↓
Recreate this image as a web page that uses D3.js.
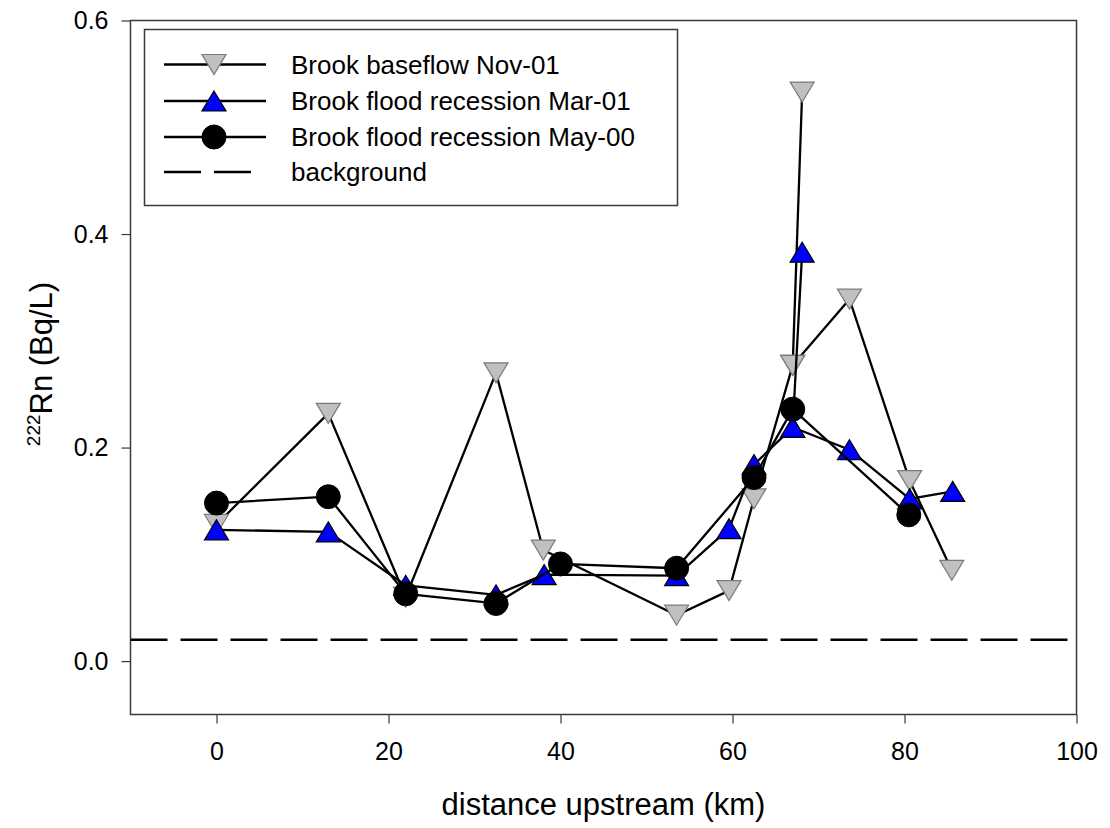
<!DOCTYPE html>
<html><head><meta charset="utf-8">
<script src="https://cdn.jsdelivr.net/npm/d3@7"></script>
<style>
html,body{margin:0;padding:0;background:#fff;}
svg text{font-family:"Liberation Sans",Arial,sans-serif;fill:#000;}
</style></head>
<body><svg id="chart" width="1110" height="828"></svg>
<script>
// ---- data ----
const seriesNames = ["Brook baseflow Nov-01","Brook flood recession Mar-01","Brook flood recession May-00","background"];
const distNov = [0, 13, 22, 32.5, 38, 53.5, 59.6, 62.5, 67, 68.1, 67, 73.6, 80.6, 85.5];
const rnNov   = [0.128, 0.232, 0.060, 0.270, 0.104, 0.043, 0.066, 0.152, 0.277, 0.533, 0.277, 0.339, 0.169, 0.085];
const distMar = [0, 13, 22, 32.5, 38.1, 53.5, 59.6, 62.5, 67, 68.1, 67, 73.6, 80.6, 85.6];
const rnMar   = [0.123, 0.121, 0.071, 0.062, 0.081, 0.080, 0.124, 0.184, 0.219, 0.383, 0.219, 0.198, 0.152, 0.159];
const distMay = [0, 13, 22, 32.5, 40, 53.5, 62.5, 67, 80.5];
const rnMay   = [0.148, 0.154, 0.063, 0.054, 0.091, 0.087, 0.172, 0.236, 0.137];
const background = 0.02;
const xTicks = [0, 20, 40, 60, 80, 100];
const yTicks = [0.0, 0.2, 0.4, 0.6];
const xDomain = [-10, 100];
const yDomain = [-0.05, 0.6];

// ---- layout ----
const svg = d3.select("#chart");
const L = 130.5, R = 1076.5, T = 20.5, B = 714.5;
const x = d3.scaleLinear().domain(xDomain).range([L, R]);
const y = d3.scaleLinear().domain(yDomain).range([B, T]);
const axisColor = "#3a3a3a";

svg.append("defs").append("clipPath").attr("id","clip")
  .append("rect").attr("x",L).attr("y",T).attr("width",R-L).attr("height",B-T);

// axes
const gx = svg.append("g").attr("transform",`translate(0,${B})`)
  .call(d3.axisBottom(x).tickValues(xTicks).tickSize(9).tickPadding(19).tickFormat(d3.format("d")));
gx.select(".domain").remove();
gx.selectAll(".tick line").attr("stroke",axisColor).attr("stroke-width",1.2);
gx.selectAll(".tick text").attr("font-size",25).attr("font-family","Liberation Sans, Arial");

const gy = svg.append("g").attr("transform",`translate(${L},0)`)
  .call(d3.axisLeft(y).tickValues(yTicks).tickSize(9).tickPadding(13).tickFormat(d3.format(".1f")));
gy.select(".domain").remove();
gy.selectAll(".tick line").attr("stroke",axisColor).attr("stroke-width",1.2);
gy.selectAll(".tick text").attr("font-size",25).attr("font-family","Liberation Sans, Arial");

// frame
svg.append("rect").attr("x",L).attr("y",T).attr("width",R-L).attr("height",B-T)
  .attr("fill","none").attr("stroke",axisColor).attr("stroke-width",1.5);

// axis titles
svg.append("text").attr("x",(L+R)/2).attr("y",815).attr("text-anchor","middle")
  .attr("font-size",31).text("distance upstream (km)");
const yt = svg.append("text").attr("transform",`translate(52,364) rotate(-90)`).attr("text-anchor","middle");
yt.append("tspan").attr("font-size",19).attr("dy",-12).text("222");
yt.append("tspan").attr("font-size",31).attr("dy",12).text("Rn (Bq/L)");

// plot content
const plot = svg.append("g").attr("clip-path","url(#clip)");

// background dashed line
plot.append("line").attr("x1",x(xDomain[0])).attr("x2",x(xDomain[1]))
  .attr("y1",y(background)).attr("y2",y(background))
  .attr("stroke","#000").attr("stroke-width",2.3).attr("stroke-dasharray","37,13");

// marker shapes
const MW = 24, MH = 20, MR = 12;
const triDown = `M${-MW/2},${-MH/2}L${MW/2},${-MH/2}L0,${MH/2}Z`;
const triUp = `M0,${-MH/2}L${MW/2},${MH/2}L${-MW/2},${MH/2}Z`;

const series = [
  {xs: distNov, ys: rnNov, shape: "down", fill: "#c0c0c0", stroke: "#7a7a7a"},
  {xs: distMar, ys: rnMar, shape: "up", fill: "#0000ff", stroke: "#000"},
  {xs: distMay, ys: rnMay, shape: "circle", fill: "#000", stroke: "#000"}
];
const line = d3.line().x(d => x(d[0])).y(d => y(d[1]));

function drawMarker(g, s, cx, cy) {
  if (s.shape === "circle") {
    g.append("circle").attr("cx",cx).attr("cy",cy).attr("r",MR)
      .attr("fill",s.fill).attr("stroke",s.stroke).attr("stroke-width",1);
  } else {
    g.append("path").attr("d", s.shape === "up" ? triUp : triDown)
      .attr("transform",`translate(${cx},${cy})`)
      .attr("fill",s.fill).attr("stroke",s.stroke).attr("stroke-width",1.2);
  }
}

series.forEach(s => {
  const pts = s.xs.map((d,i) => [d, s.ys[i]]);
  plot.append("path").datum(pts).attr("d",line)
    .attr("fill","none").attr("stroke","#000").attr("stroke-width",2.3).attr("stroke-linejoin","round");
  const g = plot.append("g");
  pts.forEach(p => drawMarker(g, s, x(p[0]), y(p[1])));
});

// legend
const lg = svg.append("g");
lg.append("rect").attr("x",144.5).attr("y",29.5).attr("width",533).attr("height",176)
  .attr("fill","#fff").attr("stroke",axisColor).attr("stroke-width",1.5);
const rowY = [64.5, 101, 137, 172];
seriesNames.forEach((name, i) => {
  const ry = rowY[i];
  if (i < 3) {
    lg.append("line").attr("x1",164).attr("x2",266).attr("y1",ry).attr("y2",ry)
      .attr("stroke","#000").attr("stroke-width",2.3);
    drawMarker(lg, series[i], 214, ry);
  } else {
    lg.append("line").attr("x1",164).attr("x2",251).attr("y1",ry).attr("y2",ry)
      .attr("stroke","#000").attr("stroke-width",2.3).attr("stroke-dasharray","37,13");
  }
  lg.append("text").attr("x",291).attr("y",ry+9).attr("font-size",26).text(name);
});
</script>
</body></html>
↑
The problem:
Exclude the images, then output the data above word for word.

Task response:
Recreate this image as a web page that uses D3.js.
<!DOCTYPE html>
<html><head><meta charset="utf-8">
<script src="https://cdn.jsdelivr.net/npm/d3@7"></script>
<style>
html,body{margin:0;padding:0;background:#fff;}
svg text{font-family:"Liberation Sans",Arial,sans-serif;fill:#000;}
</style></head>
<body><svg id="chart" width="1110" height="828"></svg>
<script>
// ---- data ----
const seriesNames = ["Brook baseflow Nov-01","Brook flood recession Mar-01","Brook flood recession May-00","background"];
const distNov = [0, 13, 22, 32.5, 38, 53.5, 59.6, 62.5, 67, 68.1, 67, 73.6, 80.6, 85.5];
const rnNov   = [0.128, 0.232, 0.060, 0.270, 0.104, 0.043, 0.066, 0.152, 0.277, 0.533, 0.277, 0.339, 0.169, 0.085];
const distMar = [0, 13, 22, 32.5, 38.1, 53.5, 59.6, 62.5, 67, 68.1, 67, 73.6, 80.6, 85.6];
const rnMar   = [0.123, 0.121, 0.071, 0.062, 0.081, 0.080, 0.124, 0.184, 0.219, 0.383, 0.219, 0.198, 0.152, 0.159];
const distMay = [0, 13, 22, 32.5, 40, 53.5, 62.5, 67, 80.5];
const rnMay   = [0.148, 0.154, 0.063, 0.054, 0.091, 0.087, 0.172, 0.236, 0.137];
const background = 0.02;
const xTicks = [0, 20, 40, 60, 80, 100];
const yTicks = [0.0, 0.2, 0.4, 0.6];
const xDomain = [-10, 100];
const yDomain = [-0.05, 0.6];

// ---- layout ----
const svg = d3.select("#chart");
const L = 130.5, R = 1076.5, T = 20.5, B = 714.5;
const x = d3.scaleLinear().domain(xDomain).range([L, R]);
const y = d3.scaleLinear().domain(yDomain).range([B, T]);
const axisColor = "#3a3a3a";

svg.append("defs").append("clipPath").attr("id","clip")
  .append("rect").attr("x",L).attr("y",T).attr("width",R-L).attr("height",B-T);

// axes
const gx = svg.append("g").attr("transform",`translate(0,${B})`)
  .call(d3.axisBottom(x).tickValues(xTicks).tickSize(9).tickPadding(19).tickFormat(d3.format("d")));
gx.select(".domain").remove();
gx.selectAll(".tick line").attr("stroke",axisColor).attr("stroke-width",1.2);
gx.selectAll(".tick text").attr("font-size",25).attr("font-family","Liberation Sans, Arial");

const gy = svg.append("g").attr("transform",`translate(${L},0)`)
  .call(d3.axisLeft(y).tickValues(yTicks).tickSize(9).tickPadding(13).tickFormat(d3.format(".1f")));
gy.select(".domain").remove();
gy.selectAll(".tick line").attr("stroke",axisColor).attr("stroke-width",1.2);
gy.selectAll(".tick text").attr("font-size",25).attr("font-family","Liberation Sans, Arial");

// frame
svg.append("rect").attr("x",L).attr("y",T).attr("width",R-L).attr("height",B-T)
  .attr("fill","none").attr("stroke",axisColor).attr("stroke-width",1.5);

// axis titles
svg.append("text").attr("x",(L+R)/2).attr("y",815).attr("text-anchor","middle")
  .attr("font-size",31).text("distance upstream (km)");
const yt = svg.append("text").attr("transform",`translate(52,364) rotate(-90)`).attr("text-anchor","middle");
yt.append("tspan").attr("font-size",19).attr("dy",-12).text("222");
yt.append("tspan").attr("font-size",31).attr("dy",12).text("Rn (Bq/L)");

// plot content
const plot = svg.append("g").attr("clip-path","url(#clip)");

// background dashed line
plot.append("line").attr("x1",x(xDomain[0])).attr("x2",x(xDomain[1]))
  .attr("y1",y(background)).attr("y2",y(background))
  .attr("stroke","#000").attr("stroke-width",2.3).attr("stroke-dasharray","37,13");

// marker shapes
const MW = 24, MH = 20, MR = 12;
const triDown = `M${-MW/2},${-MH/2}L${MW/2},${-MH/2}L0,${MH/2}Z`;
const triUp = `M0,${-MH/2}L${MW/2},${MH/2}L${-MW/2},${MH/2}Z`;

const series = [
  {xs: distNov, ys: rnNov, shape: "down", fill: "#c0c0c0", stroke: "#7a7a7a"},
  {xs: distMar, ys: rnMar, shape: "up", fill: "#0000ff", stroke: "#000"},
  {xs: distMay, ys: rnMay, shape: "circle", fill: "#000", stroke: "#000"}
];
const line = d3.line().x(d => x(d[0])).y(d => y(d[1]));

function drawMarker(g, s, cx, cy) {
  if (s.shape === "circle") {
    g.append("circle").attr("cx",cx).attr("cy",cy).attr("r",MR)
      .attr("fill",s.fill).attr("stroke",s.stroke).attr("stroke-width",1);
  } else {
    g.append("path").attr("d", s.shape === "up" ? triUp : triDown)
      .attr("transform",`translate(${cx},${cy})`)
      .attr("fill",s.fill).attr("stroke",s.stroke).attr("stroke-width",1.2);
  }
}

series.forEach(s => {
  const pts = s.xs.map((d,i) => [d, s.ys[i]]);
  plot.append("path").datum(pts).attr("d",line)
    .attr("fill","none").attr("stroke","#000").attr("stroke-width",2.3).attr("stroke-linejoin","round");
  const g = plot.append("g");
  pts.forEach(p => drawMarker(g, s, x(p[0]), y(p[1])));
});

// legend
const lg = svg.append("g");
lg.append("rect").attr("x",144.5).attr("y",29.5).attr("width",533).attr("height",176)
  .attr("fill","#fff").attr("stroke",axisColor).attr("stroke-width",1.5);
const rowY = [64.5, 101, 137, 172];
seriesNames.forEach((name, i) => {
  const ry = rowY[i];
  if (i < 3) {
    lg.append("line").attr("x1",164).attr("x2",266).attr("y1",ry).attr("y2",ry)
      .attr("stroke","#000").attr("stroke-width",2.3);
    drawMarker(lg, series[i], 214, ry);
  } else {
    lg.append("line").attr("x1",164).attr("x2",251).attr("y1",ry).attr("y2",ry)
      .attr("stroke","#000").attr("stroke-width",2.3).attr("stroke-dasharray","37,13");
  }
  lg.append("text").attr("x",291).attr("y",ry+9).attr("font-size",26).text(name);
});
</script>
</body></html>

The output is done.